基于随机矩阵理论的表示模型泛化能力研究：在循环网络中的应用 (Generalization in Representation Models via Random Matrix Theory: Application to Recurrent Networks)

We first study the generalization error of models that use a fixed feature representation (frozen intermediate layers) followed by a trainable readout layer. This setting encompasses a range of architectures, from deep random-feature models to echo-state networks (ESNs) with recurrent dynamics. Working in the high-dimensional regime, we apply Random Matrix Theory to derive a closed-form expression for the asymptotic generalization error. We then apply this analysis to recurrent representations and obtain concise formula that characterize their performance. Surprisingly, we show that a linear ESN is equivalent to ridge regression with an exponentially time-weighted (''memory'') input covariance, revealing a clear inductive bias toward recent inputs.

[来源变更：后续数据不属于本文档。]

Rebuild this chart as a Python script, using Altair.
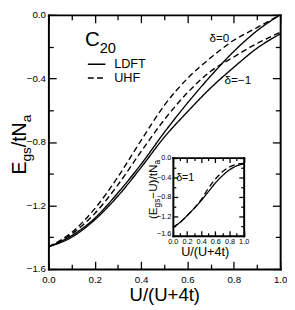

Experiments match predictions: ESNs win in low-sample, short-memory regimes, while ridge prevails with more data or long-range dependencies. Our methodology provides a general framework for analyzing overparameterized models and offers insights into the behavior of deep learning networks.

翻译：我们首先研究了采用固定特征表示（冻结中间层）后接可训练读出层的模型的泛化误差。该设定涵盖了一系列架构，从深度随机特征模型到具有循环动态的储备池网络（ESNs）。在高维体系下，我们应用随机矩阵理论推导出渐近泛化误差的闭式表达式。随后，我们将此分析应用于循环表示，并得到刻画其性能的简洁公式。令人惊讶的是，我们证明线性ESN等价于具有指数时间加权（“记忆”）输入协方差的岭回归，这揭示了对近期输入的明确归纳偏好。实验验证了预测结果：ESNs在低样本、短记忆机制中表现更优，而岭回归在数据量更大或存在长程依赖时更具优势。我们的方法论为分析过参数化模型提供了一个通用框架，并为深度学习网络的行为提供了新的见解。